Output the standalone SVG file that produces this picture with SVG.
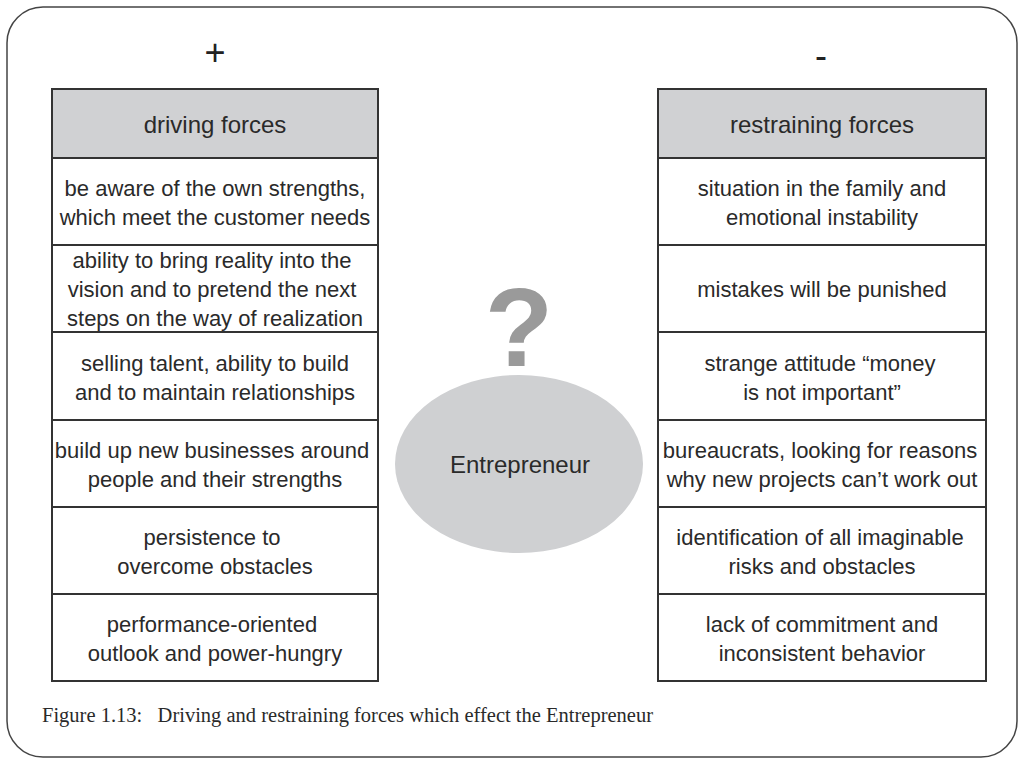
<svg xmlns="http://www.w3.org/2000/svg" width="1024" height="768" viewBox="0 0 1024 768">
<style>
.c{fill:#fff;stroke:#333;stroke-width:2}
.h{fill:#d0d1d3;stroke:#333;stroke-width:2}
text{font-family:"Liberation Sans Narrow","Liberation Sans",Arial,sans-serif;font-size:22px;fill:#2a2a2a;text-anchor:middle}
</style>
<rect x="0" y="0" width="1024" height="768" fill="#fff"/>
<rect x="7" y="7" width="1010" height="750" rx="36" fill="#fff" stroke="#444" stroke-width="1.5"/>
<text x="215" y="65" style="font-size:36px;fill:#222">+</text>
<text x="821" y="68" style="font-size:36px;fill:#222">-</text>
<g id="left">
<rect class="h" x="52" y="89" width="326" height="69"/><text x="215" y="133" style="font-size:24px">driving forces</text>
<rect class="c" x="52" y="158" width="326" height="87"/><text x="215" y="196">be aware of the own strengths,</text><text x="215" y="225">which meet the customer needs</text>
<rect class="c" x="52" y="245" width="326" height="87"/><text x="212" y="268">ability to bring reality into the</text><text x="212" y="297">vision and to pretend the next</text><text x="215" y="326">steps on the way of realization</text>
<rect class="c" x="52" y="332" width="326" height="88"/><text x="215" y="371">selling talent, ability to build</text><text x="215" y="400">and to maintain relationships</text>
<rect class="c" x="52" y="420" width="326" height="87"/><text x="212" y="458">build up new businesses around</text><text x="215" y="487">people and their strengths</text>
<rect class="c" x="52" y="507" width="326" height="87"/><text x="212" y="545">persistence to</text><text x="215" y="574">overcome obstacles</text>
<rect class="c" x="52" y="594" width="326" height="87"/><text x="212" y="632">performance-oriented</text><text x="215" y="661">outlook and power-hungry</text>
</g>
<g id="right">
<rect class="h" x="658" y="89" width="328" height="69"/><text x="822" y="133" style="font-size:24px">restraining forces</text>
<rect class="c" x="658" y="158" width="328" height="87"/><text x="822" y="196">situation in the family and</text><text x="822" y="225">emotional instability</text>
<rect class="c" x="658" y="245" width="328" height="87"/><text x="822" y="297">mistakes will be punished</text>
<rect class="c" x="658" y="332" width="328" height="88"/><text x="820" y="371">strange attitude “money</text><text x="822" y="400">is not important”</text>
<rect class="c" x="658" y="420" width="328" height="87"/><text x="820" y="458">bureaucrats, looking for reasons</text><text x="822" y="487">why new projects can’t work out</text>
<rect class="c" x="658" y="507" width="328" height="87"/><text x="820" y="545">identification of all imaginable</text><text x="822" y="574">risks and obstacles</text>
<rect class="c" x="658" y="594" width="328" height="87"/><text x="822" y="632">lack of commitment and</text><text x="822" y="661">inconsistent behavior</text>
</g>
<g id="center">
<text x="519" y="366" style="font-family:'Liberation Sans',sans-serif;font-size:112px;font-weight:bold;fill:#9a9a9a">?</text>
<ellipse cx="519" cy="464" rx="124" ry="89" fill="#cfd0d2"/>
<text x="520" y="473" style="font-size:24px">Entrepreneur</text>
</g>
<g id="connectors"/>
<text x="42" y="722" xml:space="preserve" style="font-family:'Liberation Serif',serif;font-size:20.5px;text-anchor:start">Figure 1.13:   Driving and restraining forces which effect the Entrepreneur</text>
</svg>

What you will do
Copy out all of the material exactly as written, without its pictures.

Output of the exercise
Output the standalone SVG file that produces this picture with SVG.
<svg xmlns="http://www.w3.org/2000/svg" width="1024" height="768" viewBox="0 0 1024 768">
<style>
.c{fill:#fff;stroke:#333;stroke-width:2}
.h{fill:#d0d1d3;stroke:#333;stroke-width:2}
text{font-family:"Liberation Sans Narrow","Liberation Sans",Arial,sans-serif;font-size:22px;fill:#2a2a2a;text-anchor:middle}
</style>
<rect x="0" y="0" width="1024" height="768" fill="#fff"/>
<rect x="7" y="7" width="1010" height="750" rx="36" fill="#fff" stroke="#444" stroke-width="1.5"/>
<text x="215" y="65" style="font-size:36px;fill:#222">+</text>
<text x="821" y="68" style="font-size:36px;fill:#222">-</text>
<g id="left">
<rect class="h" x="52" y="89" width="326" height="69"/><text x="215" y="133" style="font-size:24px">driving forces</text>
<rect class="c" x="52" y="158" width="326" height="87"/><text x="215" y="196">be aware of the own strengths,</text><text x="215" y="225">which meet the customer needs</text>
<rect class="c" x="52" y="245" width="326" height="87"/><text x="212" y="268">ability to bring reality into the</text><text x="212" y="297">vision and to pretend the next</text><text x="215" y="326">steps on the way of realization</text>
<rect class="c" x="52" y="332" width="326" height="88"/><text x="215" y="371">selling talent, ability to build</text><text x="215" y="400">and to maintain relationships</text>
<rect class="c" x="52" y="420" width="326" height="87"/><text x="212" y="458">build up new businesses around</text><text x="215" y="487">people and their strengths</text>
<rect class="c" x="52" y="507" width="326" height="87"/><text x="212" y="545">persistence to</text><text x="215" y="574">overcome obstacles</text>
<rect class="c" x="52" y="594" width="326" height="87"/><text x="212" y="632">performance-oriented</text><text x="215" y="661">outlook and power-hungry</text>
</g>
<g id="right">
<rect class="h" x="658" y="89" width="328" height="69"/><text x="822" y="133" style="font-size:24px">restraining forces</text>
<rect class="c" x="658" y="158" width="328" height="87"/><text x="822" y="196">situation in the family and</text><text x="822" y="225">emotional instability</text>
<rect class="c" x="658" y="245" width="328" height="87"/><text x="822" y="297">mistakes will be punished</text>
<rect class="c" x="658" y="332" width="328" height="88"/><text x="820" y="371">strange attitude “money</text><text x="822" y="400">is not important”</text>
<rect class="c" x="658" y="420" width="328" height="87"/><text x="820" y="458">bureaucrats, looking for reasons</text><text x="822" y="487">why new projects can’t work out</text>
<rect class="c" x="658" y="507" width="328" height="87"/><text x="820" y="545">identification of all imaginable</text><text x="822" y="574">risks and obstacles</text>
<rect class="c" x="658" y="594" width="328" height="87"/><text x="822" y="632">lack of commitment and</text><text x="822" y="661">inconsistent behavior</text>
</g>
<g id="center">
<text x="519" y="366" style="font-family:'Liberation Sans',sans-serif;font-size:112px;font-weight:bold;fill:#9a9a9a">?</text>
<ellipse cx="519" cy="464" rx="124" ry="89" fill="#cfd0d2"/>
<text x="520" y="473" style="font-size:24px">Entrepreneur</text>
</g>
<g id="connectors"/>
<text x="42" y="722" xml:space="preserve" style="font-family:'Liberation Serif',serif;font-size:20.5px;text-anchor:start">Figure 1.13:   Driving and restraining forces which effect the Entrepreneur</text>
</svg>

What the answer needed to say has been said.